Carol Xuan was 16 years old when the first riot occurred. “I did not know what tear gas was,” she said. “I just knew that when [the authorities] shot that into the camp it was very difficult for us to breathe, so we had to wet our towels with orange vinegar.”

The Hong Kong public was anything but sympathetic. Despite the fact that many Hongkongers were themselves refugees from China, and many were eager to migrate overseas before the 1997 handover, newspapers were filled with angry denunciations of the Vietnamese boat people. 

By the end of the 1990s, Vietnam had agreed to take back most of the asylum seekers remaining in Hong Kong’s camps. That left a final group of 1,400 people. Most of them were refugees whose claims had been accepted but who were unable to find willing host countries. A smaller group were people whose repatriation had been rejected by Vietnam on account of criminal convictions or drug addiction. All of them were finally given Hong Kong identity cards in early 2000. 

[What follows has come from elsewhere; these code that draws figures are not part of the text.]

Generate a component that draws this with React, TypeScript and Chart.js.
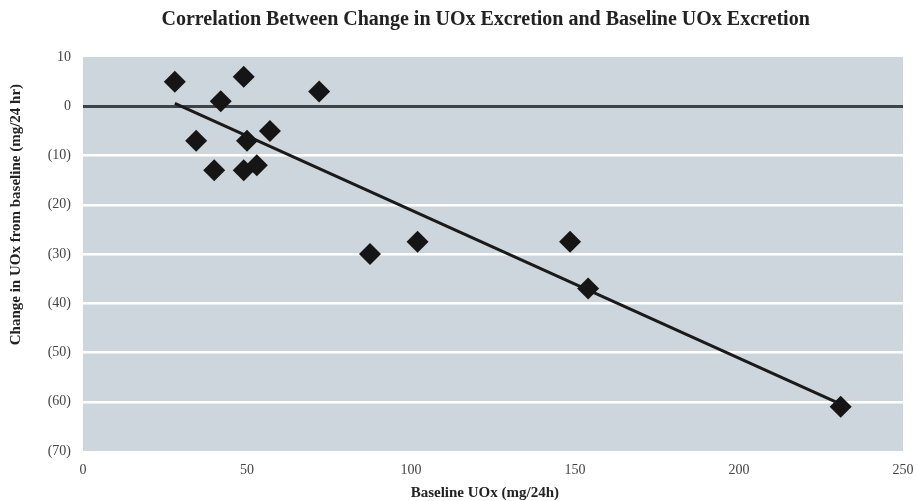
import React, { useEffect, useRef } from "react";
import { Chart, registerables } from "chart.js";

Chart.register(...registerables);

const baselineUOx = [28, 49, 42, 72, 34.5, 50, 57, 40, 49, 53, 87.5, 102, 148.5, 154, 231];
const changeUOx = [5, 6, 1, 3, -7, -7, -5, -13, -13, -12, -30, -27.5, -27.5, -37, -61];
const trendX = [28, 231];
const trendY = [0.6, -60.5];
const yTicks = [10, 0, -10, -20, -30, -40, -50, -60, -70];
const xTicks = [0, 50, 100, 150, 200, 250];

const chartTitle = "Correlation Between Change in UOx Excretion and Baseline UOx Excretion";
const xTitle = "Baseline UOx (mg/24h)";
const yTitle = "Change in UOx from baseline (mg/24 hr)";

const SERIF = "'Liberation Serif', 'Times New Roman', serif";

const bgPlugin = {
  id: "plotBg",
  beforeDraw(chart: any) {
    const { ctx, chartArea } = chart;
    ctx.save();
    ctx.fillStyle = "#cdd6dc";
    ctx.fillRect(chartArea.left, chartArea.top, chartArea.right - chartArea.left, chartArea.bottom - chartArea.top);
    ctx.restore();
  },
};

const textPlugin = {
  id: "texts",
  afterDraw(chart: any) {
    const { ctx, chartArea } = chart;
    const w = chartArea.right - chartArea.left;
    const h = chartArea.bottom - chartArea.top;
    ctx.save();
    ctx.fillStyle = "#222";
    ctx.textAlign = "center";
    ctx.textBaseline = "middle";
    ctx.font = `bold 20px ${SERIF}`;
    ctx.fillText(chartTitle, chartArea.left + w * 0.491, 20);
    ctx.font = `bold 15px ${SERIF}`;
    ctx.fillText(xTitle, chartArea.left + w * 0.49, 493);
    ctx.translate(16, chartArea.top + h * 0.40);
    ctx.rotate(-Math.PI / 2);
    ctx.font = `bold 15px ${SERIF}`;
    ctx.fillText(yTitle, 0, 0);
    ctx.restore();
  },
};

export default function App() {
  const ref = useRef<HTMLCanvasElement>(null);
  useEffect(() => {
    if (!ref.current) return;
    const chart = new Chart(ref.current, {
      type: "scatter",
      data: {
        datasets: [
          {
            type: "line",
            label: "Trend",
            data: trendX.map((x, i) => ({ x, y: trendY[i] })),
            borderColor: "#1a1a1a",
            borderWidth: 3,
            pointRadius: 0,
            fill: false,
            order: 2,
          } as any,
          {
            label: "Change",
            data: baselineUOx.map((x, i) => ({ x, y: changeUOx[i] })),
            pointStyle: "rectRot",
            pointRadius: 11,
            backgroundColor: "#151515",
            borderColor: "#151515",
            borderWidth: 0,
            order: 1,
          },
        ],
      },
      options: {
        responsive: false,
        animation: false,
        layout: { padding: { left: 0, right: 13, top: 57, bottom: 0 } },
        plugins: {
          legend: { display: false },
          tooltip: { enabled: false },
          title: { display: false },
        },
        scales: {
          x: {
            type: "linear",
            min: 0,
            max: 250,
            afterBuildTicks: (s: any) => {
              s.ticks = xTicks.map((v) => ({ value: v }));
            },
            afterFit: (s: any) => {
              s.height = 50;
              s.paddingLeft = 0;
              s.paddingRight = 0;
            },
            grid: { display: false, drawTicks: false },
            border: { display: false },
            ticks: { color: "#444", font: { family: SERIF, size: 14 }, padding: 11 },
          },
          y: {
            type: "linear",
            min: -70,
            max: 10,
            afterBuildTicks: (s: any) => {
              s.ticks = yTicks.map((v) => ({ value: v }));
            },
            afterFit: (s: any) => {
              s.width = 83;
              s.paddingTop = 0;
              s.paddingBottom = 0;
            },
            grid: {
              drawTicks: false,
              lineWidth: (c: any) => (c.tick?.value === 0 ? 3 : 2.5),
              color: (c: any) => {
                const v = c.tick?.value;
                if (v === 0) return "#3c4448";
                if (v === 10 || v === -70) return "rgba(0,0,0,0)";
                return "#ffffff";
              },
            },
            border: { display: false },
            ticks: {
              color: "#444",
              font: { family: SERIF, size: 14 },
              padding: 12,
              callback: (v: any) => (v < 0 ? `(${Math.abs(v)})` : `${v}`),
            },
          },
        },
      },
      plugins: [bgPlugin, textPlugin],
    });
    return () => chart.destroy();
  }, []);
  return (
    <div style={{ position: "fixed", left: 0, top: 0, width: 916, height: 501, background: "#fff" }}>
      <canvas ref={ref} width={916} height={501} style={{ display: "block" }} />
    </div>
  );
}
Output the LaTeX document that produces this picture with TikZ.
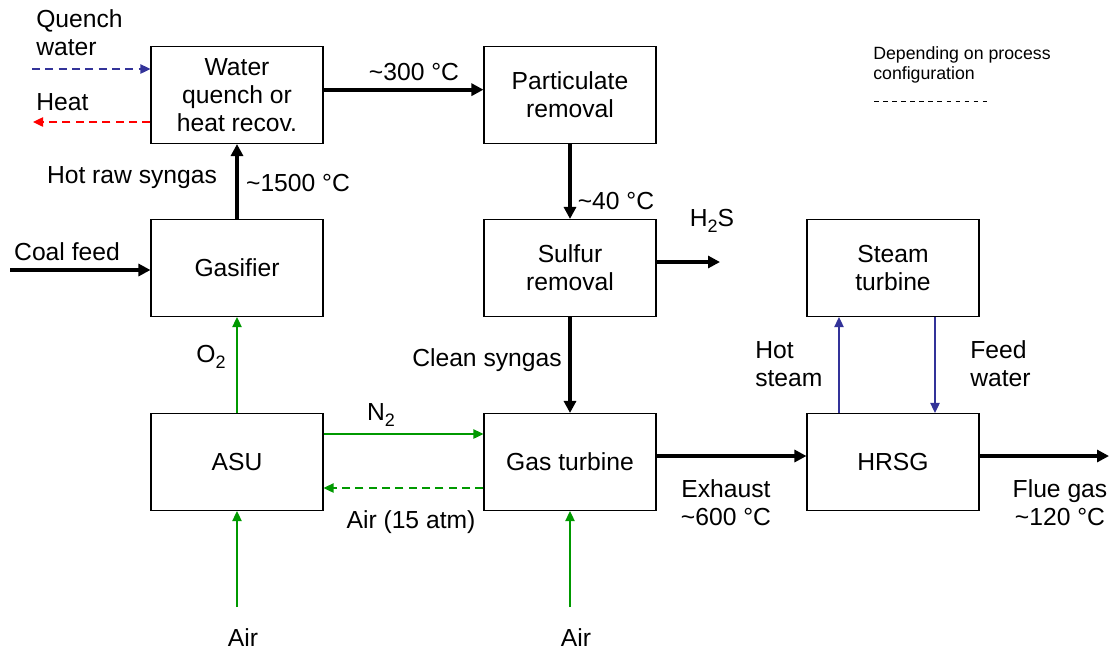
\documentclass[tikz,border=0pt]{standalone}
\usepackage{fontspec}
\setmainfont{Liberation Sans}
\usetikzlibrary{arrows.meta}
\definecolor{steamblue}{RGB}{51,51,153}
\definecolor{airgreen}{RGB}{0,153,0}
\newcommand{\lowsub}[1]{\raisebox{-0.45ex}{\fontsize{13.5}{13.5}\selectfont #1}}

\begin{document}
\begin{tikzpicture}[x=0.75pt,y=-0.75pt,
    unit/.style={draw,line width=0.8pt,minimum width=129pt,minimum height=72.75pt,
      align=center,font=\fontsize{18.5}{21}\selectfont},
    lbl/.style={font=\fontsize{18.5}{21}\selectfont,inner sep=0pt},
    gasflow/.style={line width=3pt,-{Triangle[length=9pt,width=9pt]}},
    airflow/.style={airgreen,line width=1pt,-{Triangle[length=7.5pt,width=7pt]}},
    steamflow/.style={steamblue,line width=1pt,-{Triangle[length=7.5pt,width=7pt]}},
    optflow/.style={line width=1pt,dash pattern=on 6pt off 4pt,-{Triangle[length=7.5pt,width=7pt]}}]
  \useasboundingbox (0,0) rectangle (1110,651);

  \draw (237,95) node[unit] (quench) {Water\\quench or\\heat recov.};
  \draw (570,95) node[unit] (partic) {Particulate\\removal};
  \draw (237,268) node[unit] (gasifier) {Gasifier};
  \draw (570,268) node[unit] (sulfur) {Sulfur\\removal};
  \draw (893,268) node[unit] (steamtb) {Steam\\turbine};
  \draw (237,462) node[unit] (asu) {ASU};
  \draw (570,462) node[unit] (gasturb) {Gas turbine};
  \draw (893,462) node[unit] (hrsg) {HRSG};

  \coordinate (qwater) at (32,69);
  \coordinate (heatout) at (33,122);
  \coordinate (coal) at (10,270);
  \coordinate (hts) at (720,262);
  \coordinate (airA) at (237,607);
  \coordinate (airB) at (570,607);
  \coordinate (flue) at (1109,456);

  \draw[optflow,steamblue] (qwater) -- (qwater-|quench.west);
  \draw[optflow,red] (heatout-|quench.west) -- (heatout);
  \draw[gasflow] ([yshift=4pt]quench.east) -- ([yshift=4pt]partic.west);
  \draw[gasflow] (partic) -- (sulfur);
  \draw[gasflow] (hts-|sulfur.east) -- (hts);
  \draw[gasflow] (gasifier) -- (quench);
  \draw[gasflow] (coal) -- (coal-|gasifier.west);
  \draw[gasflow] (sulfur) -- (gasturb);
  \draw[gasflow] ([yshift=4.5pt]gasturb.east) -- ([yshift=4.5pt]hrsg.west);
  \draw[gasflow] (flue-|hrsg.east) -- (flue);
  \draw[airflow] (asu) -- (gasifier);
  \draw[airflow] ([yshift=21pt]asu.east) -- ([yshift=21pt]gasturb.west);
  \draw[optflow,airgreen] ([yshift=-19.5pt]gasturb.west) -- ([yshift=-19.5pt]asu.east);
  \draw[airflow] (airA) -- (asu);
  \draw[airflow] (airB) -- (gasturb);
  \draw[steamflow] ([xshift=-40.5pt]hrsg.north) -- ([xshift=-40.5pt]steamtb.south);
  \draw[steamflow] ([xshift=31.5pt]steamtb.south) -- ([xshift=31.5pt]hrsg.north);

  \draw (36,33) node[lbl,anchor=west,align=left] (qwlbl) {Quench\\water};
  \draw (36,102) node[lbl,anchor=west] (heatlbl) {Heat};
  \draw (414,72) node[lbl] (t300) {\textasciitilde300 °C};
  \draw (132,178) node[lbl] (rawlbl) {Hot raw syngas};
  \draw (298,183) node[lbl] (t1500) {\textasciitilde1500 °C};
  \draw (616,201) node[lbl] (t40) {\textasciitilde40 °C};
  \draw (712,221) node[lbl] (htslbl) {H\lowsub{2}S};
  \draw (67,252) node[lbl] (coallbl) {Coal feed};
  \draw (211,357) node[lbl] (olbl) {O\lowsub{2}};
  \draw (381,415) node[lbl] (nlbl) {N\lowsub{2}};
  \draw (487,360) node[lbl] (cleanlbl) {Clean syngas};
  \draw (411,522) node[lbl] (airplbl) {Air (15 atm)};
  \draw (726,503) node[lbl,align=center] (exhlbl) {Exhaust\\\textasciitilde600 °C};
  \draw (1060,503) node[lbl,align=center] (fluelbl) {Flue gas\\\textasciitilde120 °C};
  \draw (755,364) node[lbl,anchor=west,align=left] (hslbl) {Hot\\steam};
  \draw (970,364) node[lbl,anchor=west,align=left] (fwlbl) {Feed\\water};
  \draw (243,638) node[lbl] (airAlbl) {Air};
  \draw (576,638) node[lbl] (airBlbl) {Air};

  \draw (873,65) node[anchor=west,align=left,inner sep=0pt,
    font=\fontsize{13.3}{15}\selectfont] (legend) {Depending on process\\configuration};
  \coordinate (dashA) at (874,101);
  \coordinate (dashB) at (990,101);
  \draw[line width=0.6pt,dash pattern=on 3.5pt off 3.3pt] (dashA) -- (dashB);
\end{tikzpicture}
\end{document}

An artwork painted by a refugee held in one of Hong Kong’s camps. Image: International Institute of Social History via vietnameseboatpeople.hk

Some of them have found success, like Carol Xuan, who taught herself English and Cantonese in the camps and now works for Daly and Associates, Hong Kong’s leading human rights law firm. But others have struggled since their release from the camps. “Many became drug addicts when they were in the camps,” says Hoang. “They couldn’t get jobs, they couldn’t get rid of their drug habits. Now they live off government social welfare.” Many live in a homeless camp under a flyover in Sham Shui Po.

Hoang sees it as her mission to bring their stories to light. After finding shelter at a refugee camp in Indonesia, Hoang and her family were resettled in Australia, where she completed a PhD on the Vietnamese refugee experience at Curtin University. 

“It was such a dark period of our lives that a lot of the time people just want to move on, get on with life and they don’t want to look back,” she says. “However, there is a group that will always remember, that will always keep that history alive. I’m one of them. Once we start to talk about it, it’s painful. But it’s healing.”